Repeat exactly the lines from the line with "Generate a Python" to the line with "import plotly.graph_objects as go", including both, and leave out any pictures.

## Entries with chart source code
=====

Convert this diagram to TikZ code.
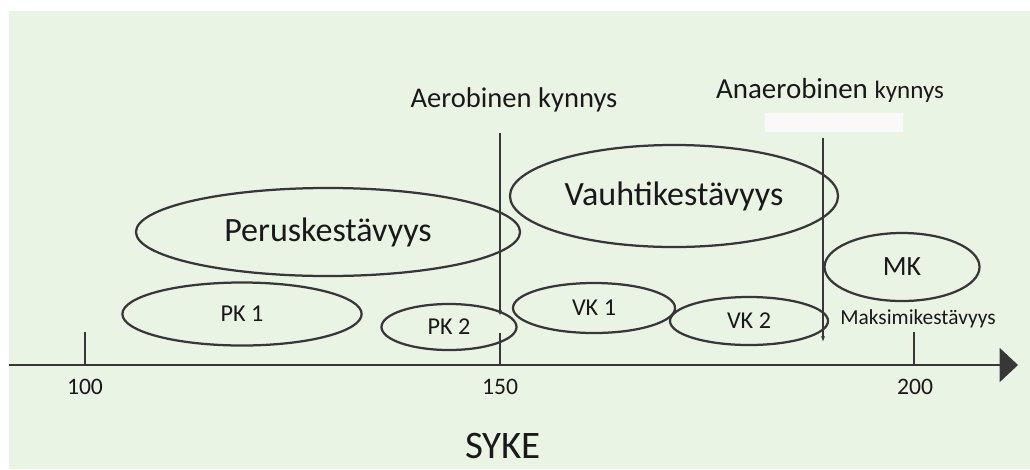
\documentclass[tikz,border=0pt]{standalone}
\usepackage{fontspec}
\setmainfont{Carlito}
\usetikzlibrary{shapes.geometric,arrows.meta}
\definecolor{bggreen}{RGB}{234,244,228}
\definecolor{linegray}{RGB}{55,55,55}
\definecolor{txt}{RGB}{25,25,25}

\begin{document}
\begin{tikzpicture}[x=0.025cm,y=-0.025cm,
 zone/.style={ellipse,draw=linegray,line width=1.6pt,inner sep=0pt,text=txt},
 big/.style={font=\fontsize{24.2}{28}\selectfont},
 small/.style={font=\fontsize{17.2}{20}\selectfont},
 num/.style={font=\fontsize{16.8}{20}\selectfont,text=txt},
 axis/.style={draw=linegray,line width=1.5pt}]

  \useasboundingbox (0,0) rectangle (1030,469);
  \fill[white] (0,0) rectangle (1030,469);
  \fill[bggreen] (9,11) rectangle (1030,469);
  \fill[white!95!gray] (765,113) rectangle (903,132);

  % axis and ticks
  \coordinate (a0) at (9,365);
  \coordinate (a1) at (1018,365);
  \coordinate (t100) at (85,332);
  \coordinate (b100) at (85,365);
  \coordinate (t150) at (500,333);
  \coordinate (b150) at (500,365);
  \coordinate (t200) at (914,332);
  \coordinate (b200) at (914,365);
  \draw[axis,-{Triangle[length=13pt,width=24pt]}] (a0) -- (a1);
  \draw[axis] (t100) -- (b100);
  \draw[axis] (t150) -- (b150);
  \draw[axis] (t200) -- (b200);

  \node[num] (l100) at (85,387) {100};
  \node[num] (l150) at (500,387) {150};
  \node[num] (l200) at (915,387) {200};
  \node[text=txt,font=\fontsize{27.7}{32}\selectfont] (syke) at (503,446) {SYKE};

  % zones
  \node[zone,big,minimum width=9.6cm,minimum height=2.2cm] (perus) at (328,232) {Peruskestävyys};
  \node[zone,big,minimum width=8.2cm,minimum height=2.55cm] (vauhti) at (674,196) {Vauhtikestävyys};
  \node[zone,small,minimum width=5.98cm,minimum height=1.575cm] (pk1) at (242,314) {PK 1};
  \node[zone,small,minimum width=3.375cm,minimum height=1.15cm] (pk2) at (449,327) {PK 2};
  \node[zone,small,minimum width=4.05cm,minimum height=1.25cm] (vk1) at (594,308) {VK 1};
  \node[zone,small,minimum width=3.95cm,minimum height=1.2cm] (vk2) at (749,321) {VK 2};
  \node[zone,font=\fontsize{19.8}{23}\selectfont,minimum width=3.875cm,minimum height=1.7cm] (mk) at (902,267) {MK};
  \node[text=txt,font=\fontsize{15.2}{18}\selectfont] (maksi) at (918,319) {Maksimikestävyys};

  % thresholds
  \node[text=txt,font=\fontsize{20.3}{24}\selectfont] (aero) at (514,100) {Aerobinen kynnys};
  \node[text=txt,font=\fontsize{20.6}{24}\selectfont] (anaero) at (830,90) {Anaerobinen {\fontsize{17.8}{20}\selectfont kynnys}};
  \coordinate (aerotop) at (500,133);
  \coordinate (aerobot) at (500,316);
  \coordinate (anaerotop) at (823,138);
  \coordinate (anaerobot) at (823,342);
  \draw[axis,-{Latex[length=4pt,width=3pt]}] (aerotop) -- (aerobot);
  \draw[axis,-{Latex[length=4pt,width=3pt]}] (anaerotop) -- (anaerobot);
\end{tikzpicture}
\end{document}
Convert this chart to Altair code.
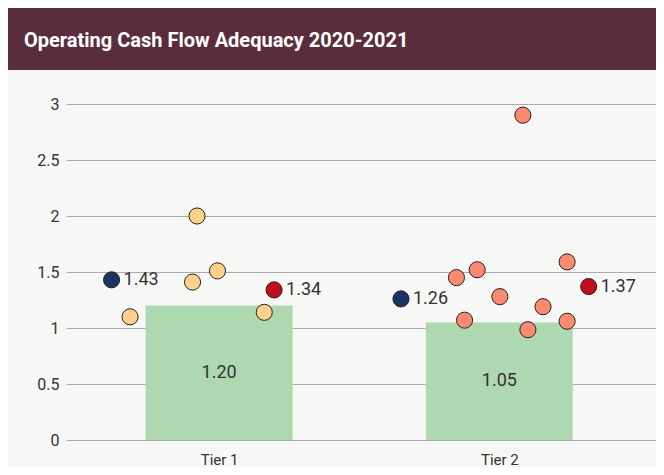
import altair as alt
import pandas as pd

# ---- data ----
tiers = ["Tier 1", "Tier 2"]
tier_pos = [1, 2]
bar_values = [1.20, 1.05]

avg_high = [1.43, 1.26]          # navy dots
avg_high_jitter = [-0.384, -0.351]
avg_low = [1.34, 1.37]           # red dots
avg_low_jitter = [0.196, 0.319]

tier1_members = [1.10, 2.00, 1.41, 1.51, 1.14]
tier1_jitter = [-0.318, -0.079, -0.095, -0.006, 0.161]
tier2_members = [2.90, 1.45, 1.52, 1.28, 1.07, 0.985, 1.19, 1.59, 1.06]
tier2_jitter = [0.084, -0.153, -0.079, 0.002, -0.124, 0.102, 0.156, 0.242, 0.242]

title_text = "Operating Cash Flow Adequacy 2020-2021"
y_ticks = [0, 0.5, 1, 1.5, 2, 2.5, 3]

FONT = "Roboto"
TXT = "#333333"

bars_df = pd.DataFrame({"tier": tiers, "pos": tier_pos, "value": bar_values})
high_df = pd.DataFrame({"tier": tiers, "x": [p + j for p, j in zip(tier_pos, avg_high_jitter)], "value": avg_high})
low_df = pd.DataFrame({"tier": tiers, "x": [p + j for p, j in zip(tier_pos, avg_low_jitter)], "value": avg_low})
t1 = pd.DataFrame({"x": [1 + j for j in tier1_jitter], "value": tier1_members})
t2 = pd.DataFrame({"x": [2 + j for j in tier2_jitter], "value": tier2_members})
title_df = pd.DataFrame({"t": [title_text]})

xscale = alt.Scale(domain=[0.4712, 2.5414], nice=False, zero=False)
yscale = alt.Scale(domain=[0, 3], nice=False)

xaxis = alt.Axis(values=tier_pos, labelExpr="datum.value == 1 ? 'Tier 1' : 'Tier 2'",
                 title=None, grid=False, domain=False, ticks=False,
                 labelFont=FONT, labelFontSize=15, labelColor=TXT, labelPadding=12)
yaxis = alt.Axis(values=y_ticks, title=None, domain=False, ticks=False,
                 grid=True, gridColor="#ababab", gridWidth=1.2,
                 labelFont=FONT, labelFontSize=16, labelColor=TXT, labelPadding=7,
                 labelExpr="format(datum.value, '')")

bars = alt.Chart(bars_df).mark_bar(size=147, color="#aed8b0").encode(
    x=alt.X("pos:Q", scale=xscale, axis=xaxis),
    y=alt.Y("value:Q", scale=yscale, axis=yaxis),
)
bar_text = alt.Chart(bars_df).transform_calculate(mid="datum.value / 2").mark_text(
    font=FONT, fontSize=18, color=TXT, baseline="middle"
).encode(
    x=alt.X("pos:Q", scale=xscale),
    y=alt.Y("mid:Q", scale=yscale),
    text=alt.Text("value:Q", format=".2f"),
)

def dots(df, fill):
    return alt.Chart(df).mark_point(
        filled=True, shape="circle", size=260, fill=fill, stroke="#222222",
        strokeWidth=1, opacity=1
    ).encode(x=alt.X("x:Q", scale=xscale), y=alt.Y("value:Q", scale=yscale))

def dot_labels(df):
    return alt.Chart(df).mark_text(
        align="left", baseline="middle", dx=12, font=FONT, fontSize=18, color=TXT
    ).encode(x=alt.X("x:Q", scale=xscale), y=alt.Y("value:Q", scale=yscale),
             text=alt.Text("value:Q", format=".2f"))

header = alt.Chart(title_df).mark_rect(color="#5a2d3e").encode(
    x=alt.value(-58), x2=alt.value(590), y=alt.value(-96), y2=alt.value(-34)
)
header_text = alt.Chart(title_df).mark_text(
    align="left", baseline="alphabetic", font=FONT, fontSize=20, fontWeight="bold",
    color="white"
).encode(x=alt.value(-42), y=alt.value(-57), text="t:N")

chart = alt.layer(
    header, header_text, bars, bar_text,
    dots(t1, "#fed08a"), dots(t2, "#fc8a72"),
    dots(high_df, "#1b3463"), dots(low_df, "#c00f1a"),
    dot_labels(high_df), dot_labels(low_df),
).properties(
    width=590, height=336,
    autosize=alt.AutoSizeParams(type="none"),
    padding={"left": 58, "top": 96, "right": 0, "bottom": 27},
    background="#f7f7f5",
).configure_view(stroke=None)

chart.save("out.html", embed_options={"renderer": "svg", "actions": False})
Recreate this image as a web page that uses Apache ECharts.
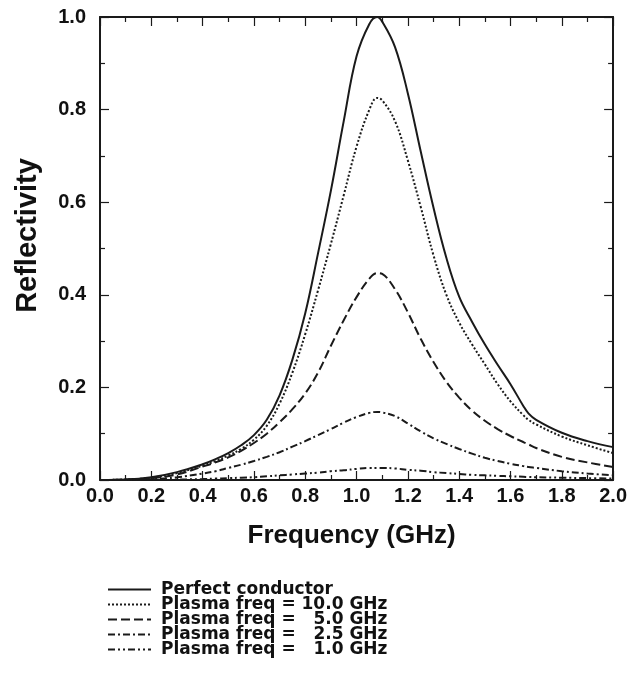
<!DOCTYPE html>
<html>
<head>
<meta charset="utf-8">
<script src="https://cdn.jsdelivr.net/npm/echarts@6/dist/echarts.min.js"></script>
<style>
html,body{margin:0;padding:0;background:#fff;}
#chart{width:630px;height:682px;}
</style>
</head>
<body>
<div id="chart"></div>
<script>
// Frequency sample points (GHz)
var freq = [0,0.1,0.2,0.3,0.4,0.45,0.5,0.55,0.6,0.65,0.7,0.75,0.8,0.85,0.9,0.95,1.0,1.05,1.08,1.1,1.15,1.2,1.25,1.3,1.35,1.4,1.45,1.5,1.55,1.6,1.65,1.67,1.7,1.8,1.9,2.0];

var perfect = [0,0.001,0.006,0.017,0.034,0.045,0.058,0.075,0.097,0.13,0.183,0.26,0.36,0.49,0.625,0.775,0.915,0.985,1.0,0.99,0.935,0.835,0.71,0.588,0.48,0.396,0.342,0.293,0.249,0.207,0.16,0.144,0.13,0.102,0.084,0.071];
var plasma10 = [0,0.001,0.005,0.015,0.031,0.041,0.053,0.067,0.087,0.117,0.165,0.232,0.315,0.41,0.51,0.615,0.72,0.8,0.825,0.82,0.775,0.69,0.59,0.485,0.4,0.34,0.293,0.25,0.207,0.17,0.14,0.13,0.12,0.094,0.075,0.058];
var plasma5 = [0,0.001,0.004,0.012,0.029,0.038,0.049,0.063,0.08,0.1,0.125,0.153,0.187,0.232,0.29,0.345,0.395,0.435,0.447,0.445,0.412,0.362,0.305,0.255,0.212,0.178,0.15,0.128,0.11,0.095,0.082,0.077,0.069,0.05,0.038,0.028];
var plasma25 = [0,0.0005,0.002,0.006,0.014,0.019,0.026,0.033,0.041,0.05,0.06,0.072,0.084,0.097,0.11,0.124,0.136,0.145,0.147,0.146,0.138,0.122,0.105,0.09,0.078,0.067,0.057,0.048,0.041,0.035,0.03,0.028,0.026,0.019,0.014,0.01];
var plasma1 = [0,0,0.0005,0.001,0.002,0.003,0.004,0.005,0.006,0.008,0.01,0.012,0.014,0.016,0.019,0.021,0.024,0.026,0.026,0.026,0.025,0.022,0.02,0.017,0.015,0.013,0.011,0.01,0.009,0.008,0.007,0.0065,0.006,0.005,0.004,0.003];

var seriesNames = ['Perfect conductor','Plasma freq = 10.0 GHz','Plasma freq =   5.0 GHz','Plasma freq =   2.5 GHz','Plasma freq =   1.0 GHz'];
var xTitle = 'Frequency (GHz)';
var yTitle = 'Reflectivity';

var ink = '#1a1a1a';
var dashes = ['solid',[2,2],[9,4],[7,3,2,3],[7,3,2,3,2,3]];
var values = [perfect, plasma10, plasma5, plasma25, plasma1];

function pairs(arr){ return freq.map(function(f,i){ return [f, arr[i]]; }); }

var tickFont = {fontFamily:'Liberation Sans, Arial, sans-serif', fontWeight:'bold', fontSize:20, color:'#111'};
function axisBase(extra){
  var a = {
    type:'value', min:0, interval:0.2,
    axisLine:{show:true, onZero:false, lineStyle:{color:ink, width:2}},
    axisTick:{show:true, inside:true, length:9, lineStyle:{color:ink, width:1.2}},
    minorTick:{show:true, splitNumber:2, length:5, lineStyle:{color:ink, width:1.2}},
    splitLine:{show:false}
  };
  for (var k in extra) a[k] = extra[k];
  return a;
}

var series = values.map(function(v,i){
  return {
    name: seriesNames[i], type:'line', data: pairs(v), xAxisIndex:0, yAxisIndex:0,
    showSymbol:false, symbol:'none', smooth:0.4,
    lineStyle:{color:ink, width:2, type:dashes[i]},
    itemStyle:{color:ink}
  };
});

var chart = echarts.init(document.getElementById('chart'), null, {renderer:'canvas'});
chart.setOption({
  animation:false,
  backgroundColor:'#fff',
  grid:{left:100, right:13, top:17, bottom:202},
  xAxis:[
    axisBase({max:2, position:'bottom', name:xTitle, nameLocation:'middle', nameGap:43,
      nameTextStyle:{fontFamily:'Liberation Sans, Arial, sans-serif', fontWeight:'bold', fontSize:26, color:'#111', padding:[0,10,0,0]},
      axisLabel:Object.assign({margin:6, formatter:function(v){return v.toFixed(1);}}, tickFont)}),
    axisBase({max:2, position:'top', axisLabel:{show:false}})
  ],
  yAxis:[
    axisBase({max:1, position:'left', name:yTitle, nameLocation:'middle', nameGap:58, nameRotate:90,
      nameTextStyle:{fontFamily:'Liberation Sans, Arial, sans-serif', fontWeight:'bold', fontSize:29, color:'#111', padding:[0,0,0,26]},
      axisLabel:Object.assign({margin:14, formatter:function(v){return v.toFixed(1);}}, tickFont)}),
    axisBase({max:1, position:'right', axisLabel:{show:false}})
  ],
  legend:{
    show:true, orient:'vertical', left:107, top:581, itemWidth:43, itemHeight:14, itemGap:-2,
    selectedMode:false, padding:0,
    itemStyle:{color:'rgba(0,0,0,0)', borderColor:'rgba(0,0,0,0)', borderWidth:0, opacity:0},
    textStyle:{fontFamily:'DejaVu Sans, sans-serif', fontWeight:'bold', fontSize:17, color:'#111', padding:[0,0,0,5], lineHeight:14},
    data: seriesNames
  },
  series: series
});
</script>
</body>
</html>
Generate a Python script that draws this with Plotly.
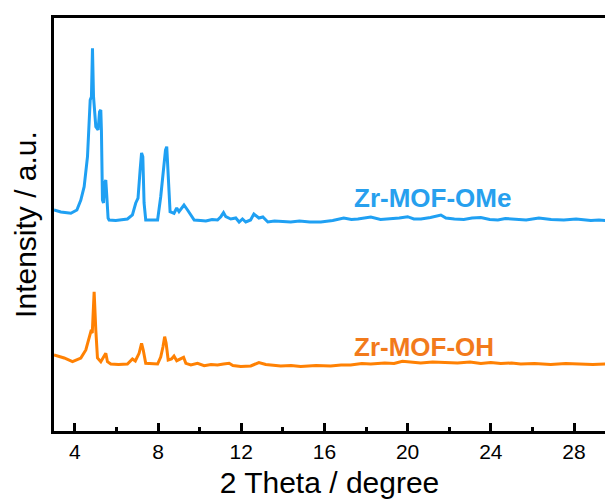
import plotly.graph_objects as go

# Diffraction angle (2 theta, degree) and intensity (a.u., stacked) for Zr-MOF-OMe
two_theta_ome = [3.00, 3.33, 3.81, 4.10, 4.29, 4.45, 4.61, 4.69, 4.74, 4.80, 4.85, 4.90,
                 5.01, 5.12, 5.19, 5.25, 5.28, 5.33, 5.38, 5.44, 5.49, 5.54, 5.60, 5.65,
                 5.97, 6.53, 6.77, 6.93, 7.04, 7.14, 7.21, 7.27, 7.33, 7.41, 7.98, 8.13,
                 8.26, 8.36, 8.42, 8.49, 8.58, 8.77, 8.90, 9.01, 9.25, 9.42, 9.74, 10.05,
                 10.30, 10.60, 10.86, 11.02, 11.15, 11.26, 11.50, 11.74, 11.90, 12.06, 12.22,
                 12.45, 12.61, 12.85, 13.04, 13.28, 13.60, 14.00, 14.38, 14.80, 15.30, 15.83,
                 16.40, 16.93, 17.30, 17.61, 17.95, 18.23, 18.70, 19.19, 19.60, 20.00, 20.30,
                 20.64, 21.10, 21.60, 21.84, 22.25, 22.70, 23.10, 23.52, 23.95, 24.34, 24.70,
                 25.11, 25.70, 26.31, 26.90, 27.51, 28.10, 28.81, 29.20, 29.53]
intensity_ome = [223, 221, 219.7, 223, 233, 246.3, 276.3, 320, 333, 336.3, 384.7, 336.3,
                 306.3, 303, 321.3, 323, 303, 233, 230, 250, 253, 236.3, 215, 213,
                 212.5, 214, 218, 230, 235, 263, 280, 276.3, 230, 213, 213, 236.3,
                 260, 283, 286.3, 263, 221.3, 219.7, 225, 221.3, 228, 223, 213, 212.5,
                 212, 213.5, 213, 216.3, 220.3, 216.3, 214, 215, 211, 214, 211,
                 213, 219, 215, 216, 211, 212, 211.5, 211, 212, 211, 211,
                 212.5, 215, 213.5, 214, 215.5, 216, 213.5, 214, 215, 216.3, 214,
                 214, 215.5, 218, 215, 214, 213.5, 215, 215.5, 213.5, 213, 214.5,
                 214, 213, 215, 213.5, 213, 214, 212.5, 213, 212.3]

# Diffraction angle (2 theta, degree) and intensity (a.u., stacked) for Zr-MOF-OH
two_theta_oh = [3.00, 3.49, 3.89, 4.29, 4.53, 4.69, 4.77, 4.84, 4.93, 5.01, 5.09, 5.25,
                5.41, 5.49, 5.57, 5.73, 6.10, 6.53, 6.77, 6.91, 7.09, 7.21, 7.29, 7.41,
                7.98, 8.13, 8.24, 8.32, 8.39, 8.49, 8.65, 8.77, 8.90, 9.09, 9.23, 9.34,
                9.58, 9.90, 10.22, 10.55, 10.86, 11.15, 11.42, 11.60, 11.98, 12.46, 12.85,
                13.18, 13.50, 13.90, 14.40, 14.86, 15.60, 16.30, 16.80, 17.26, 17.80, 18.23,
                18.90, 19.35, 19.75, 20.20, 20.63, 21.20, 21.84, 22.40, 23.00, 23.52, 24.00,
                24.48, 25.00, 25.44, 26.10, 26.88, 27.60, 28.32, 28.90, 29.53]
intensity_oh = [78, 75, 71.3, 75, 83, 96.3, 101.3, 100, 141.3, 103, 75, 71.3,
                76.3, 79.7, 71.3, 69, 68.5, 69, 74, 72, 79.7, 89.7, 83, 69.7,
                69, 76, 86.3, 96.3, 90, 73, 74, 77, 72.3, 74.7, 75.7, 69.7,
                68, 69.7, 67.3, 68.5, 68, 69, 69.7, 67.5, 66.5, 67, 70.5,
                68.5, 67.5, 67, 67.5, 66.5, 67.5, 67, 68, 68, 69.5, 69,
                70, 69.5, 71.7, 70.5, 70, 71, 70.5, 70, 71, 69.5, 70.5,
                69.5, 70, 69, 69.5, 68.5, 69.5, 69, 68.5, 69]

sample_names = ["Zr-MOF-OMe", "Zr-MOF-OH"]
line_colors = ["#1FA0F3", "#FF8103"]
label_colors = ["#27A0EE", "#F27A1B"]
label_x = [17.32, 17.32]
label_y = [235, 86.5]

fig = go.Figure()
series = [(two_theta_ome, intensity_ome), (two_theta_oh, intensity_oh)]
for (tt, inten), name, color in zip(series, sample_names, line_colors):
    fig.add_trace(go.Scatter(x=tt, y=inten, mode="lines", name=name,
                             line=dict(color=color, width=3), showlegend=False))

for name, color, lx, ly in zip(sample_names, label_colors, label_x, label_y):
    fig.add_annotation(x=lx, y=ly, text=f"<b>{name}</b>", showarrow=False,
                       xanchor="left", yanchor="middle",
                       font=dict(family="Liberation Sans, Arial", size=26, color=color))

fig.update_layout(
    width=605, height=501,
    margin=dict(l=54, r=0, t=18, b=70),
    paper_bgcolor="white", plot_bgcolor="white",
    font=dict(family="Liberation Sans, Arial", color="black"),
    xaxis=dict(
        range=[3, 29.49], tick0=4, dtick=4, ticks="inside", ticklen=8, tickwidth=2.5,
        tickcolor="black", showline=True, linecolor="black", linewidth=3, mirror=True,
        showgrid=False, zeroline=False, tickfont=dict(size=21),
        title=dict(text="2 Theta / degree", font=dict(size=30), standoff=10),
        minor=dict(dtick=2, tick0=4, ticks="inside", ticklen=4, tickwidth=2.5,
                   tickcolor="black", showgrid=False),
    ),
    yaxis=dict(
        range=[2, 415], showticklabels=False, ticks="", showline=True,
        linecolor="black", linewidth=3, mirror=False, showgrid=False, zeroline=False,
        title=dict(text="Intensity / a.u.", font=dict(size=30), standoff=6),
    ),
)

fig.write_html("out.html")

=====

## SOLUTION TO THE EXERCISE
Generate a Python script that draws this with Plotly.
import plotly.graph_objects as go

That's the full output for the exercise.